The administrators deserve credit for making this happen. The Board of Education commissioners certainly voted in favor and we all advocated for full-day kindergarten, however, the actual implementation was done by district administrators and teachers.
B) Bristol schools have been flat funded for seven out of the last 12 years, and we have been forced to eliminate many programs as a result. We need to bring back things we’ve cut due to that lack of funding. For example, we need the appropriate number of math and literacy coaches, especially with the increased rigor in curriculum due to Common Core. We need more opportunities for talented and gifted students, who are too often overlooked. We need to commit to a high school reform program which includes life-skills classes, career paths for non-college-bound students, and offer more electives and on-line credit courses. We need to increase our investment in the arts.
The quality of our schools is a critical component to the success of Bristol. Young couples choose where to buy homes based on the schools. We want those young couples moving into Bristol, not out. Simply put, we need to demand excellence in education for Bristol’s children, and for Bristol in general.

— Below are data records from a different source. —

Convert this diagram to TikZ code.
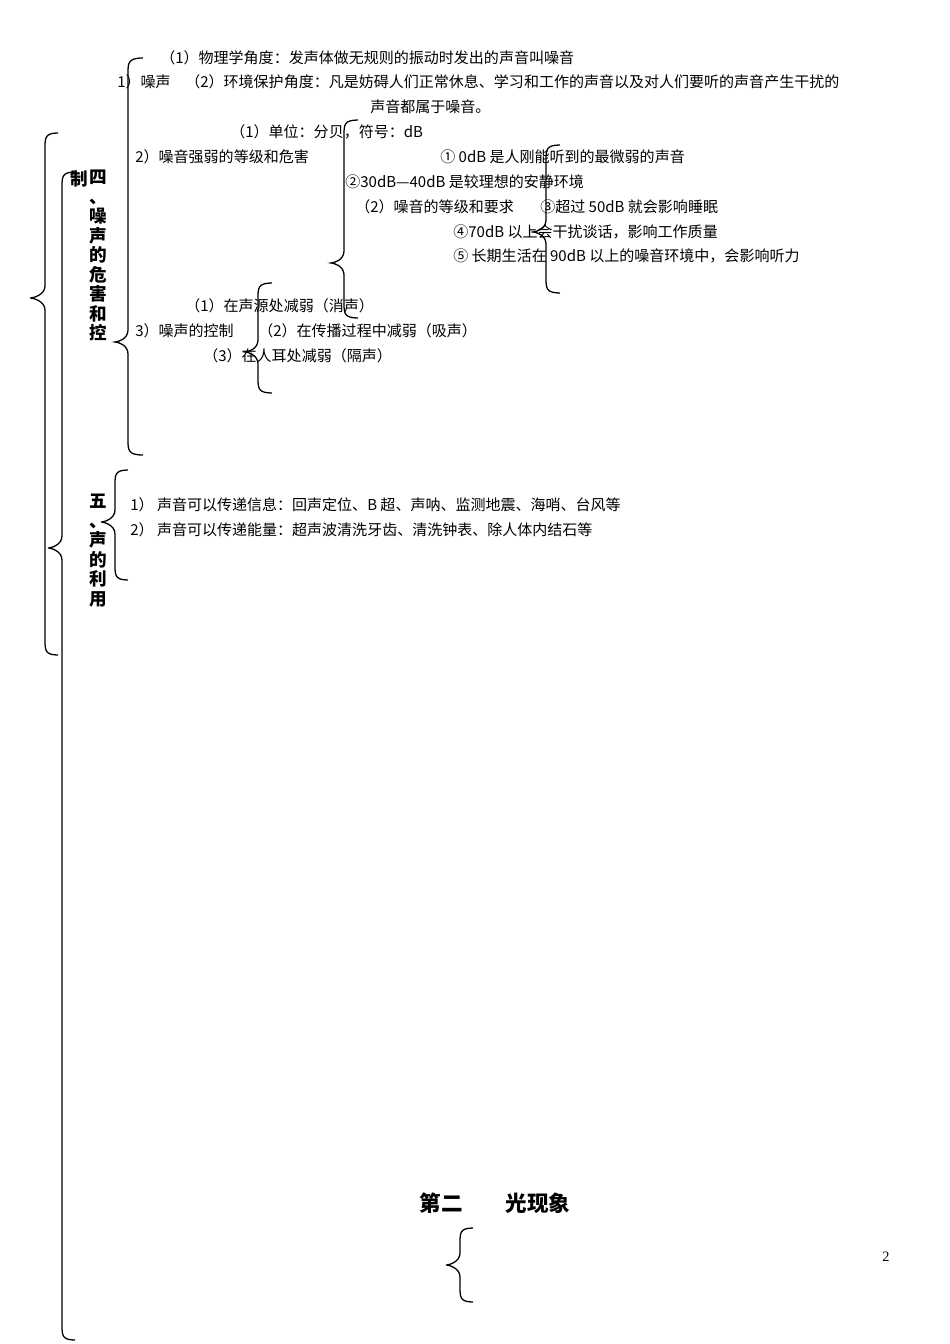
\documentclass[tikz,border=0pt]{standalone}
\usepackage{fontspec}
\setmainfont{Noto Sans CJK SC}
\newfontfamily\serifl{Liberation Serif}
\newcommand\mybrc[6]{\draw[brc] ({#1+#5},#2) .. controls (#1,#2) and (#1,{#2+5}) .. (#1,{#2+15}) -- (#1,{#3-12}) .. controls (#1,{#3-3}) and ({#1-#6+3},#3) .. ({#1-#6},#3) .. controls ({#1-#6+3},#3) and (#1,{#3+3}) .. (#1,{#3+12}) -- (#1,{#4-15}) .. controls (#1,{#4-5}) and (#1,#4) .. ({#1+#5},#4);}
\begin{document}
\begin{tikzpicture}[x=0.626pt,y=-0.626pt,
  brc/.style={line width=0.8pt},
  txt/.style={anchor=west,inner sep=0pt,font=\fontsize{9.4}{11}\selectfont},
  vert/.style={anchor=north,inner sep=0pt,align=center,font=\fontsize{11}{12.2}\selectfont\bfseries}]
\useasboundingbox (0,0) rectangle (950,1344);
\mybrc{128}{58}{342}{455}{15}{13}
\mybrc{344}{120}{263}{318}{14}{13}
\mybrc{546}{145}{232}{293}{14}{13}
\mybrc{258}{283}{352}{393}{14}{13}
\mybrc{115}{470}{522}{580}{13}{14}
\mybrc{45}{133}{298}{655}{13}{15}
\mybrc{62}{172}{548}{1340}{13}{14}
\mybrc{460}{1228}{1265}{1302}{13}{14}
\node[txt] (a1) at (160,58) {（1）物理学角度：发声体做无规则的振动时发出的声音叫噪音};
\node[txt] (a0) at (117,82) {1）噪声};
\node[txt] (a2) at (185,82) {（2）环境保护角度：凡是妨碍人们正常休息、学习和工作的声音以及对人们要听的声音产生干扰的};
\node[txt] (a3) at (370,107) {声音都属于噪音。};
\node[txt] (b1) at (230,132) {（1）单位：分贝，符号：dB};
\node[txt] (b0) at (135,157) {2）噪音强弱的等级和危害};
\node[txt] (c1) at (440,157) {① 0dB 是人刚能听到的最微弱的声音};
\node[txt] (c2) at (345,182) {②30dB—40dB 是较理想的安静环境};
\node[txt] (b2) at (355,207) {（2）噪音的等级和要求};
\node[txt] (c3) at (540,207) {③超过 50dB 就会影响睡眠};
\node[txt] (c4) at (453,232) {④70dB 以上会干扰谈话，影响工作质量};
\node[txt] (c5) at (453,256) {⑤ 长期生活在 90dB 以上的噪音环境中，会影响听力};
\node[txt] (d1) at (185,306) {（1）在声源处减弱（消声）};
\node[txt] (d0) at (135,331) {3）噪声的控制};
\node[txt] (d2) at (258,331) {（2）在传播过程中减弱（吸声）};
\node[txt] (d3) at (203,356) {（3）在人耳处减弱（隔声）};
\node[vert] (v0) at (79,170) {制};
\node[vert] (v1) at (98,170) {四\\、\\噪\\声\\的\\危\\害\\和\\控};
\node[vert] (v2) at (98,494) {五\\、\\声\\的\\利\\用};
\node[txt] (e1) at (130,505) {1）\ 声音可以传递信息：回声定位、B 超、声呐、监测地震、海哨、台风等};
\node[txt] (e2) at (130,530) {2）\ 声音可以传递能量：超声波清洗牙齿、清洗钟表、除人体内结石等};
\node[inner sep=0pt,font=\fontsize{13.5}{15}\selectfont\bfseries] (t) at (495,1203) {第二\hspace{2em}光现象};
\node[inner sep=0pt,font=\fontsize{9}{10}\selectfont\serifl] (p) at (886,1257) {2};
\end{tikzpicture}
\end{document}
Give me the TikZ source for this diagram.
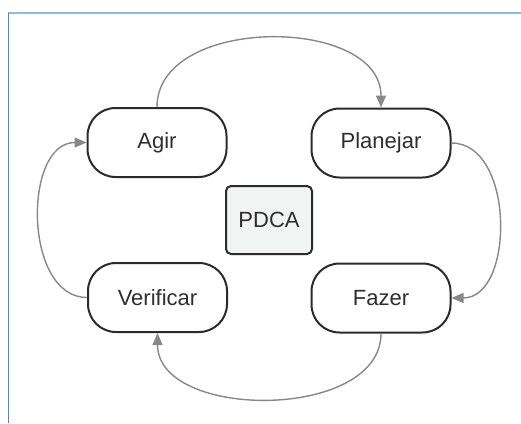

Christopher C. Wilson (D)*
A) As a commissioner I will endeavor to make sure all the students and families have a world class education. But before we can even attempt to explore innovative and entrepreneurial ideas, we must adopt and implement a governance model that works. The current governance model whereby the majority on the board leaves out the minority from access to information and decision making does not provide for a working governing body. In a governance model where the superintendent only discusses important information with the majority does not work. Strategic planning for the district and the board should be done in a collaborative process. That has not been done during the last two years. Decision making has not been open and transparent. All board members need to receive all the same information and have input to the goals of the board and the superintendent. If elected, I will urge the board to have a board retreat/orientation facilitated by Connecticut Association of Boards of Education and to embark on a journey to be a more inclusive, respectful and collaborative board. Further, I will recommend the board begin a process called the Connecticut Lighthouse Project. This project will expose board members to data driven best practices for the boards of education on distributed leadership, making a strong community connections, professional development for boards and knowing what it takes to change student achievement. The culture and the values of the board must return to being apolitical. Partisan decision making is divisive for the board and the community.